Emmett White

Profile
- Position: Running back

Personal information
- Born: October 6, 1979 (age 46) Ogden, Utah, U.S.
- Listed height: 6 ft 0 in (1.83 m)
- Listed weight: 205 lb (93 kg)

Career information
- High school: Ben Lomond (Ogden, UT)
- College: Utah State (1998–2001)

= Emmett White =

American football player (born 1979)

Emmet White (born October 6, 1979) is a former American football running back for the Utah State Aggies from 1998 to 2001. White was born and raised in Ogden, Utah, and attended Ben Lomond High School.

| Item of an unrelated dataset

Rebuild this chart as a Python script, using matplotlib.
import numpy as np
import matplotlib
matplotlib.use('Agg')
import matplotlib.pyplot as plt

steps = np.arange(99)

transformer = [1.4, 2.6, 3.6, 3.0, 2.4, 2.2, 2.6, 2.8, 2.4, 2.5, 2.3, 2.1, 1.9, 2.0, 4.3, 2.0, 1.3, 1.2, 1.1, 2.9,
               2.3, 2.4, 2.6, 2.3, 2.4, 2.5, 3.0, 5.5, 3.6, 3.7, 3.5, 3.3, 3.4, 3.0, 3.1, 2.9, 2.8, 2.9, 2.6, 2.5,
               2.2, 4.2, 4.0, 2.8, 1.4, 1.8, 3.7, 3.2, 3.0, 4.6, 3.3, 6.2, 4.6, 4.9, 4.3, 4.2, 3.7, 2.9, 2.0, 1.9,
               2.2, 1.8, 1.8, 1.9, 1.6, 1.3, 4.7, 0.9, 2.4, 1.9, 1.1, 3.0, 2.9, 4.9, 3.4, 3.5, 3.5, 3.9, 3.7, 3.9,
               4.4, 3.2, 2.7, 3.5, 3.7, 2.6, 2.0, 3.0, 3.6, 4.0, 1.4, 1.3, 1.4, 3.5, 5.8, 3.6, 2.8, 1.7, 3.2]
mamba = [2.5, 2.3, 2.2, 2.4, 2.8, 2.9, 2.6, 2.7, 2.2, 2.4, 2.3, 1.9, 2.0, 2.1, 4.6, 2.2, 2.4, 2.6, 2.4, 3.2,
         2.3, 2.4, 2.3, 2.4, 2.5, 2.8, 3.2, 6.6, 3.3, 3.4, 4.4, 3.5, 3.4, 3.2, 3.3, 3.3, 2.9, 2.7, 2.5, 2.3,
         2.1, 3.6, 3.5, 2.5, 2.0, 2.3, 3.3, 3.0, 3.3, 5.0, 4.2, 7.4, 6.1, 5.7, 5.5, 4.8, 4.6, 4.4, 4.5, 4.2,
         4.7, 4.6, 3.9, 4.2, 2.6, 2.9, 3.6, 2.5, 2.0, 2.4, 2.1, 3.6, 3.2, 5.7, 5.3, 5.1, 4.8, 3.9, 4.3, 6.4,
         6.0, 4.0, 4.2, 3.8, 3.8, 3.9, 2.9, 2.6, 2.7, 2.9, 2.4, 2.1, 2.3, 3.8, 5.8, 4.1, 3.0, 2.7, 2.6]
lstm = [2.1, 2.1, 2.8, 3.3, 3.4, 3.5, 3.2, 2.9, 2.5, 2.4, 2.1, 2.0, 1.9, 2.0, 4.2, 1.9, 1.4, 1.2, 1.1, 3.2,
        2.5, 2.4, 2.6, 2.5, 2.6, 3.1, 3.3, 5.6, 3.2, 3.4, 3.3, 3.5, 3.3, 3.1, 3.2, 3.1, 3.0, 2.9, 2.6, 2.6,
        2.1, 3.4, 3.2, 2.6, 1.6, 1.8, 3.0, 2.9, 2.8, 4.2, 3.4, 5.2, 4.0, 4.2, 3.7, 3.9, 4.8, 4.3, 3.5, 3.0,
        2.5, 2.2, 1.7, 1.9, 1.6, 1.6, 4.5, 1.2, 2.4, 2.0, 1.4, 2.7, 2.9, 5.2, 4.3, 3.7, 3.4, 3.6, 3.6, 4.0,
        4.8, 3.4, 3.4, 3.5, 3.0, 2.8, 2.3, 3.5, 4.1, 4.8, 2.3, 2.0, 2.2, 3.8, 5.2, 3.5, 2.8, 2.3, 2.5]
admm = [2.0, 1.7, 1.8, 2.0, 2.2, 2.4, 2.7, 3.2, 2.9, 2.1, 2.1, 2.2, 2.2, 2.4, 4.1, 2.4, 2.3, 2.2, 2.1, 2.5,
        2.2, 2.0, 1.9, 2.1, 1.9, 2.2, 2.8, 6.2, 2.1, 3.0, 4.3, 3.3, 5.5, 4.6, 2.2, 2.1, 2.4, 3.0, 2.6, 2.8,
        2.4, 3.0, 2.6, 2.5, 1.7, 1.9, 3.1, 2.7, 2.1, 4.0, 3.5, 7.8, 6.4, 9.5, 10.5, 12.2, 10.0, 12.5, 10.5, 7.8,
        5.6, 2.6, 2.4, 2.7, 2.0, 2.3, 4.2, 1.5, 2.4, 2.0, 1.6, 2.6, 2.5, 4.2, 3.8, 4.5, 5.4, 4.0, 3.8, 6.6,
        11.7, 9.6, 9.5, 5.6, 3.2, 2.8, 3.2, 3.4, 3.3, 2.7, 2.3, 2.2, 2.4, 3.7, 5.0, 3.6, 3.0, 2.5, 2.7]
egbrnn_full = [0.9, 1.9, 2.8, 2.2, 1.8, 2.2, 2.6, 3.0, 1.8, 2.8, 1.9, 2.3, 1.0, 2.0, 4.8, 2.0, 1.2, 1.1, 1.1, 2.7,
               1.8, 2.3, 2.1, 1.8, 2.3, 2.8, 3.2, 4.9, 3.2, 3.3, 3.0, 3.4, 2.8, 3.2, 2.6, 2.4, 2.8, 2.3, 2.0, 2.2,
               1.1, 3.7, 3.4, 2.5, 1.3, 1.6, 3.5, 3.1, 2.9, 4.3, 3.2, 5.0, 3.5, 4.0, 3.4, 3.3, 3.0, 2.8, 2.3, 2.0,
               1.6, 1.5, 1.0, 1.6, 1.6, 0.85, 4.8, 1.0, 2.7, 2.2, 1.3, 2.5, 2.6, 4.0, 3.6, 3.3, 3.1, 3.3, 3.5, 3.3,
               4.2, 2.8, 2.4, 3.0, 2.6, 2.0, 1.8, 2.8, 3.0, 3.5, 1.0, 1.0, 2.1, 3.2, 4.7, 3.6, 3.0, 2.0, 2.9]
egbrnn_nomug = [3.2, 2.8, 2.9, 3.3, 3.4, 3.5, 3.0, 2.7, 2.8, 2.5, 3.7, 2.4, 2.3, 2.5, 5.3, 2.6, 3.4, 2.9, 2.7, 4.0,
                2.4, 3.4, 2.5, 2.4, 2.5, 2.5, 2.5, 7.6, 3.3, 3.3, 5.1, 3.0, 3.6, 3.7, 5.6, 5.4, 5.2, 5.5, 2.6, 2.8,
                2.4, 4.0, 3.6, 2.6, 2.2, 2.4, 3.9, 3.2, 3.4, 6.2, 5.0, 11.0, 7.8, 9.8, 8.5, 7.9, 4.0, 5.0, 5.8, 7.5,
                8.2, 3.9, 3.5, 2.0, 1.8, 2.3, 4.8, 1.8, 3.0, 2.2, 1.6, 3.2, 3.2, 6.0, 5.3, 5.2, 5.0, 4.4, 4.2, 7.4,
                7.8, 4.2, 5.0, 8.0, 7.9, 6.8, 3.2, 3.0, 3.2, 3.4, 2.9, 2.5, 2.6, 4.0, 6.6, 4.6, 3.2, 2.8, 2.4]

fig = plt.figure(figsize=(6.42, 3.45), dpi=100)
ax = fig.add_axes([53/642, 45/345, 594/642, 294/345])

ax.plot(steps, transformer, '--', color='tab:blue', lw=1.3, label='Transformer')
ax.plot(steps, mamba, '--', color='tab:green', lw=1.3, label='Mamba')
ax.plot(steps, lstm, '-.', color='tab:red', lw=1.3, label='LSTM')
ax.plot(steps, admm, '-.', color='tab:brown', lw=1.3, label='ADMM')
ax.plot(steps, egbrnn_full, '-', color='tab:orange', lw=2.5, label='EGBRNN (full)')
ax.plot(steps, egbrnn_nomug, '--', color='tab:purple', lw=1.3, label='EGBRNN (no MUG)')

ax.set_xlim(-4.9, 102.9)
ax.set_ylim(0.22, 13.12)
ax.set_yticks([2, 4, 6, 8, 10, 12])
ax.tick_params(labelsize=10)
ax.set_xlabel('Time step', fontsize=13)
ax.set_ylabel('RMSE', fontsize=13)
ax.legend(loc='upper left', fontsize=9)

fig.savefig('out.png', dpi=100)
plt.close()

While playing for Utah State, he had two season in which he gained over 1,000 rushing yards, tallying 1,322 yard in 2000 and 1,361 yards in 2001. As a junior in 2000, he led the country with an average of 238.9 all-purpose yards per game; his average was also the sixth highest in NCAA history at that time. On November 4, 2000, in a victory over New Mexico State, White also broke an NCAA single-game record with 578 all-purpose yards and also set a new Utah State single-game record with 332 rushing yards. He concluded his college career with 2,791 rushing yards, 1,044 receiving yards, and 32 touchdowns. He also played professional football in 2002 for the BC Lions of the Canadian Football League. He appeared in two games for the Lions, tallying 30 rushing yards, 76 yards on kickoff returns, and 17 yards on punt returns.